James Hillman, The Soul’s Code: In Search of Character and Calling

“Sooner or later something seems to call us onto a particular path. You may remember this "something" as a signal moment in childhood when an urge out of nowhere, a fascination, a peculiar turn of events struck like an annunciation: This is what I must do, this is what I've got to have. This is who I am."

C. G. Jung, Aion, par. 66

"It was therefore something of a discovery to find that during the unconscious state of sleep intervals occur, called ‘dreams’, which occasionally contain scenes having a not inconsiderable resemblance to the motifs of mythology. For myths are miracle tales and treat of all those things which, very often, are also objects of belief.

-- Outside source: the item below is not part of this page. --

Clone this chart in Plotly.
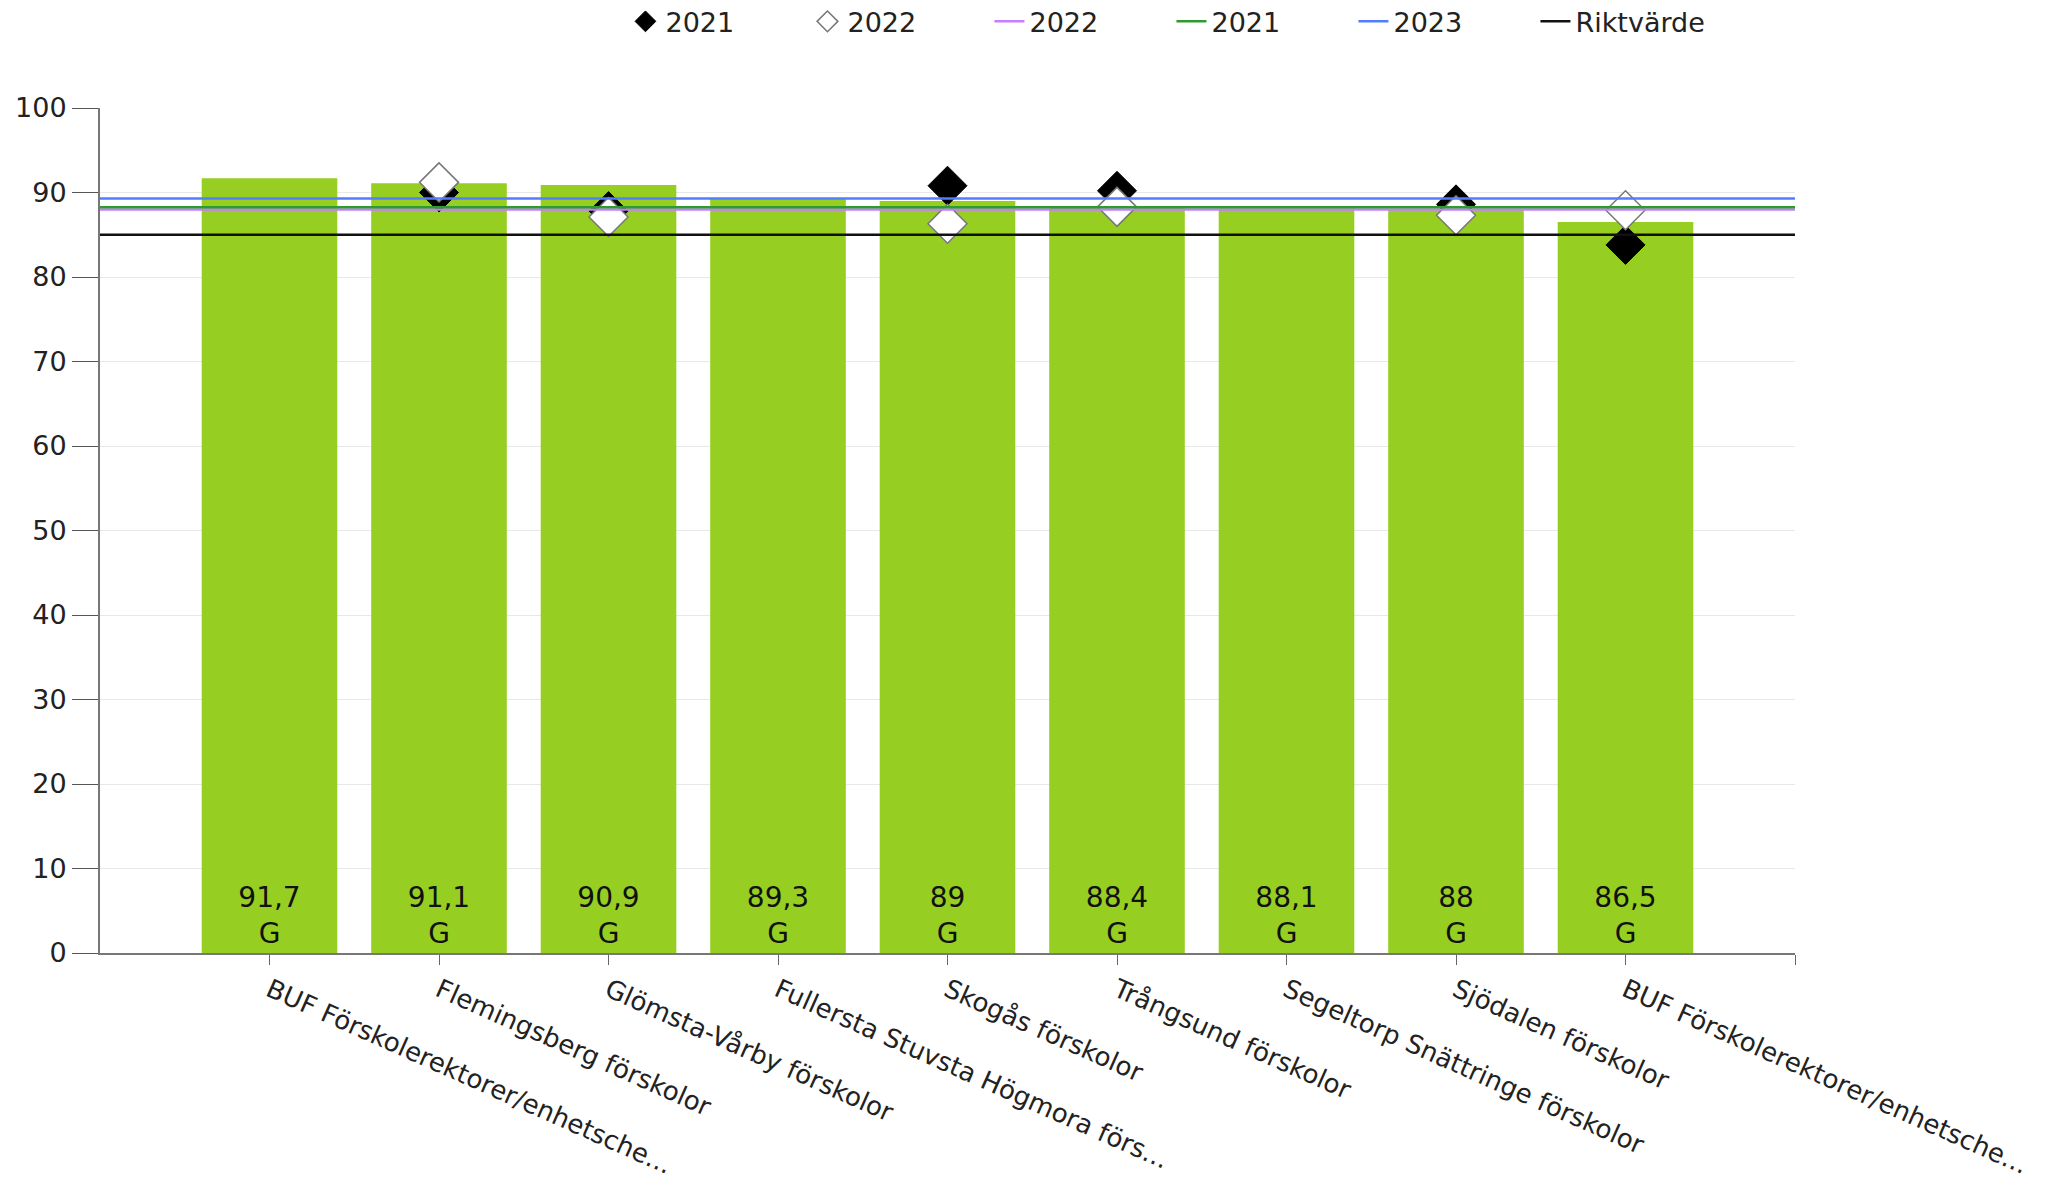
import plotly.graph_objects as go

categories = [
    "BUF Förskolerektorer/enhetsche...",
    "Flemingsberg förskolor",
    "Glömsta-Vårby förskolor",
    "Fullersta Stuvsta Högmora förs...",
    "Skogås förskolor",
    "Trångsund förskolor",
    "Segeltorp Snättringe förskolor",
    "Sjödalen förskolor",
    "BUF Förskolerektorer/enhetsche...",
]
values_2023 = [91.7, 91.1, 90.9, 89.3, 89.0, 88.4, 88.1, 88.0, 86.5]
grades = ["G", "G", "G", "G", "G", "G", "G", "G", "G"]
points_2021 = [None, 90.0, 87.8, None, 90.8, 90.2, None, 88.6, 83.8]
points_2022 = [None, 91.2, 87.1, None, 86.3, 88.3, None, 87.3, 87.9]

line_names = ["2022", "2021", "2023", "Riktvärde"]
line_values = [88.0, 88.25, 89.3, 85.0]
line_colors = ["#C77DFF", "#2E9B2E", "#4F7FFF", "#111111"]

FONT = "DejaVu Sans"
n = len(categories)
xs = list(range(n))


def fmt(v):
    s = f"{v:g}"
    return s.replace(".", ",")


labels = [f"{fmt(v)}<br>{g}" for v, g in zip(values_2023, grades)]

fig = go.Figure()
fig.add_trace(go.Bar(
    x=xs, y=values_2023, width=0.8,
    marker=dict(color="#97CE22", line=dict(width=0)),
    text=labels, textposition="inside", insidetextanchor="start",
    insidetextfont=dict(family=FONT, size=28, color="#111111"),
    textangle=0, showlegend=False, hoverinfo="skip",
))
fig.add_trace(go.Scatter(
    x=xs, y=points_2021, mode="markers", name="2021",
    marker=dict(symbol="diamond", size=30, color="black",
                line=dict(color="black", width=1)),
))
fig.add_trace(go.Scatter(
    x=xs, y=points_2022, mode="markers", name="2022",
    marker=dict(symbol="diamond", size=30, color="white",
                line=dict(color="#777777", width=1.5)),
))
x_span = [-1, n]
for name, val, col in zip(line_names, line_values, line_colors):
    fig.add_trace(go.Scatter(
        x=x_span, y=[val, val], mode="lines", name=name,
        line=dict(color=col, width=2.5),
    ))

fig.update_layout(
    width=2047, height=1186,
    margin=dict(l=100, r=252, t=108, b=233, pad=0, autoexpand=False),
    paper_bgcolor="white", plot_bgcolor="white",
    font=dict(family=FONT, size=27, color="#222222"),
    bargap=0.2,
    legend=dict(
        orientation="h", x=0.31, xanchor="left", y=1.102, yanchor="middle",
        font=dict(family=FONT, size=27, color="#222222"),
        itemwidth=30,
        entrywidth=137, entrywidthmode="pixels",
        traceorder="normal",
    ),
    xaxis=dict(
        range=[-1, n], tickmode="array",
        tickvals=xs + [n], ticktext=categories + [""],
        tickangle=24, ticks="outside", ticklen=10, tickcolor="#666666",
        showline=True, linecolor="#777777", linewidth=2,
        showgrid=False, zeroline=False, automargin=False,
        ticklabeloverflow="allow",
        tickfont=dict(family=FONT, size=26, color="#222222"),
    ),
    yaxis=dict(
        range=[0, 100], dtick=10, tick0=0,
        ticks="outside", ticklen=26, tickcolor="#555555",
        showline=True, linecolor="#777777", linewidth=2,
        showgrid=True, gridcolor="#E8E8E8", gridwidth=1,
        zeroline=False, automargin=False,
        tickfont=dict(family=FONT, size=27, color="#222222"),
    ),
)

fig.write_html(
    "out.html",
    config={"displayModeBar": False},
    post_script="document.body.style.margin='0';document.body.style.overflow='hidden';",
)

In the everyday world of consciousness such things hardly exist; that is to say, until 1933 only lunatics would have been found in possession of living fragments of mythology. After this date the world of heroes and monsters spread like a devastating fire over whole nations, proving that the strange world of myth had suffered no loss of vitality during the centuries of reason and enlightenment. If metaphysical ideas no longer have such a fascinating effect as before, this is certainly not due to any lack of primitivity in the European psyche, but simply and solely to the fact that the erstwhile symbols no longer express what is now welling up from the unconscious as the end-result of the development of Christian consciousness through the centuries. This end-result is a true antimimon pneuma, a false spirit of arrogance, hysteria, wooly-mindedness, criminal amorality, and doctrinaire fanaticism, a purveyor of shoddy spiritual goods, spurious art, philosophical stutterings, and Utopian humbug, fit only to be fed wholesale to the mass man of today. That is what the post-Christian spirit looks like."